[Code that draws figures]
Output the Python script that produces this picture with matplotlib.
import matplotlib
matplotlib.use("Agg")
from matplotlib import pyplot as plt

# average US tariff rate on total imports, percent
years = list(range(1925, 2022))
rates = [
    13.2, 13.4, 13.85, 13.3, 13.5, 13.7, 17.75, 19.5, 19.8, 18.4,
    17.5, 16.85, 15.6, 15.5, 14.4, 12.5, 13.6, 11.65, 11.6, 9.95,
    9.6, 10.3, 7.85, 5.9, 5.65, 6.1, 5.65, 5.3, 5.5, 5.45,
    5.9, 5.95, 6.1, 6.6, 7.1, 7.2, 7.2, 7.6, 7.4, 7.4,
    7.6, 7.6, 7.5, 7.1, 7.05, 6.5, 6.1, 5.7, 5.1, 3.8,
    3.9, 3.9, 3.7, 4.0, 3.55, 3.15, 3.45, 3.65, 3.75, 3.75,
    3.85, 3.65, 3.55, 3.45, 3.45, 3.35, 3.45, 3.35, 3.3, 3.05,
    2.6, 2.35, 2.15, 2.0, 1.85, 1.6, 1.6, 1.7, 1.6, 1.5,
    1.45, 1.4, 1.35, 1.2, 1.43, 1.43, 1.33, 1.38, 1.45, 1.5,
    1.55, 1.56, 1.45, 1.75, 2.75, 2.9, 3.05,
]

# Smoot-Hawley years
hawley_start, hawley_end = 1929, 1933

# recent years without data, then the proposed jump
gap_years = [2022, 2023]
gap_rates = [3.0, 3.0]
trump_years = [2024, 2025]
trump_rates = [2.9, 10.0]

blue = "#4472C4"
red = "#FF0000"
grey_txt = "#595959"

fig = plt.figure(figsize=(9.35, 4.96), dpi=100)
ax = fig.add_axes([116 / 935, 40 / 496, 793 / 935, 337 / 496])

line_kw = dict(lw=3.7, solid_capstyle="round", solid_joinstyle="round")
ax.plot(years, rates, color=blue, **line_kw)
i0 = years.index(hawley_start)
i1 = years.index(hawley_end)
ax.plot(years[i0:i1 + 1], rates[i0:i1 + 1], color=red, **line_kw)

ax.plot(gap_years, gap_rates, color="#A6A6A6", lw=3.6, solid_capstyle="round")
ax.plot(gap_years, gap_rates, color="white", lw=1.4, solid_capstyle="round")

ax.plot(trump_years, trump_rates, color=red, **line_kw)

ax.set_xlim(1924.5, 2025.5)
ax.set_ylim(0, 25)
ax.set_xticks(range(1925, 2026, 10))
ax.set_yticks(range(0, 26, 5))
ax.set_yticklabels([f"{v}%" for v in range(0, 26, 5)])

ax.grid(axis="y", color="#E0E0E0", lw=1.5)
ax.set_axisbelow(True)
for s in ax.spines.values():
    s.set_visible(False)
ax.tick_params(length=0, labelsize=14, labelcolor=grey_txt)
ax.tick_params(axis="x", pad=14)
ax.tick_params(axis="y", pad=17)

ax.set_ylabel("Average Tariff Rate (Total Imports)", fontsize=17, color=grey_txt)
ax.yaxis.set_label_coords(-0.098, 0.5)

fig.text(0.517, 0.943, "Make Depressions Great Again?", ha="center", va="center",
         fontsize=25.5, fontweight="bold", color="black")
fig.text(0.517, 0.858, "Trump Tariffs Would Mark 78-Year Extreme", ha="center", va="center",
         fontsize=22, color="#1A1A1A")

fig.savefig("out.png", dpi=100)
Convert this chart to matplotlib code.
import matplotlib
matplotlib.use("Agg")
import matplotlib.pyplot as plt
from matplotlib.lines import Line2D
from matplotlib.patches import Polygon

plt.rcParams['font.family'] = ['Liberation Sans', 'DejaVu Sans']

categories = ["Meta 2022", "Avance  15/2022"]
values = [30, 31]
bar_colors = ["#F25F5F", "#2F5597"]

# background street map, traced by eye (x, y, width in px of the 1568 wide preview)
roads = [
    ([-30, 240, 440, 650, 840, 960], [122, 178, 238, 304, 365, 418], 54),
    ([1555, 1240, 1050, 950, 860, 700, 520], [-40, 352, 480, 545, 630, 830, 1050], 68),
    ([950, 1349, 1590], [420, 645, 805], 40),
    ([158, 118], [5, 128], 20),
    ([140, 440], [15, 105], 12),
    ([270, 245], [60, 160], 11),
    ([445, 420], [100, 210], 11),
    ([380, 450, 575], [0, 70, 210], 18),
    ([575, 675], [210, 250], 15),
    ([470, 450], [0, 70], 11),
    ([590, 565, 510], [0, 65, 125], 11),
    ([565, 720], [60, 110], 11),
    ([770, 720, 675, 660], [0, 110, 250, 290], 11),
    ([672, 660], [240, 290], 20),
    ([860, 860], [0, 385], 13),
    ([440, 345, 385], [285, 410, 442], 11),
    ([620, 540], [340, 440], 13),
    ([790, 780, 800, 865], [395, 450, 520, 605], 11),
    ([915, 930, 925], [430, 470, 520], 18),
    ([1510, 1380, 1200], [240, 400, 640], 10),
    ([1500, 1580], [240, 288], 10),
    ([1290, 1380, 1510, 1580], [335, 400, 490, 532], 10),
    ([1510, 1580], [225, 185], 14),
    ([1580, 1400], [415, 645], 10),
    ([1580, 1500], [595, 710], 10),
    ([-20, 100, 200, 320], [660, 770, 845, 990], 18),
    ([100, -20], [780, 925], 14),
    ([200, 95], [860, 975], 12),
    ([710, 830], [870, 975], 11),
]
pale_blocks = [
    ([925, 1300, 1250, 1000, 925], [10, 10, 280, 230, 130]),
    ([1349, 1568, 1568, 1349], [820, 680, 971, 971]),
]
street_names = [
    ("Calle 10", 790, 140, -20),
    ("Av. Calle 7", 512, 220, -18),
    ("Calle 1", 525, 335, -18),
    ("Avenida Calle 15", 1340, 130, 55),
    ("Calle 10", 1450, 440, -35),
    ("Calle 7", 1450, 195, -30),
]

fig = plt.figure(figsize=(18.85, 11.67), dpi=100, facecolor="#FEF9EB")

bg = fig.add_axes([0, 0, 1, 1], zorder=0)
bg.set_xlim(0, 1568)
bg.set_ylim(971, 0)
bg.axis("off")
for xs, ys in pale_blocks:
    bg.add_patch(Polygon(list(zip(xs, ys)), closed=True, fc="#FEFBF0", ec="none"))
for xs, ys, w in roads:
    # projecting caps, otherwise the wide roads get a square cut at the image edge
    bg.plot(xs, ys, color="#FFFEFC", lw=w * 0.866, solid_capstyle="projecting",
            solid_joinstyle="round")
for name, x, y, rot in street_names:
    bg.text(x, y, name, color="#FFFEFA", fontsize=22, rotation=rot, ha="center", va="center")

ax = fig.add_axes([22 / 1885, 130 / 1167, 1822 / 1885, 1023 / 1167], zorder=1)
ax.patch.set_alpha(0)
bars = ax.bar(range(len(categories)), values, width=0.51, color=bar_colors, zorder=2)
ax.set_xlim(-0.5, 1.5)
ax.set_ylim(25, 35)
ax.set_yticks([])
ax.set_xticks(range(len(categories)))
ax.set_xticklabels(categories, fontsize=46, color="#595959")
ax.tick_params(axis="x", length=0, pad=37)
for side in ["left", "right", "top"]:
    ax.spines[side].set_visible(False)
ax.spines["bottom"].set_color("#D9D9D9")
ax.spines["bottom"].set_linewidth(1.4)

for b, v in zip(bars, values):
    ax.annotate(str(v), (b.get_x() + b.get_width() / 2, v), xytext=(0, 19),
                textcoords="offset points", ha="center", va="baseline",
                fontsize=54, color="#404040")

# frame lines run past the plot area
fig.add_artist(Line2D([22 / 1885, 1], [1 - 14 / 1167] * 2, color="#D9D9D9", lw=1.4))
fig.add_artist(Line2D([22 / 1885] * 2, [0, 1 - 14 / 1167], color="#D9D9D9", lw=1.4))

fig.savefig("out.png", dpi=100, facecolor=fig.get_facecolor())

-- Task --
Copy, please, every line from the start of the entries down to the line that holds "from matplotlib import pyplot as plt", with both of those lines included and no others.

-- Task solution --
Output the Python script that produces this picture with matplotlib.
import matplotlib
matplotlib.use("Agg")
from matplotlib import pyplot as plt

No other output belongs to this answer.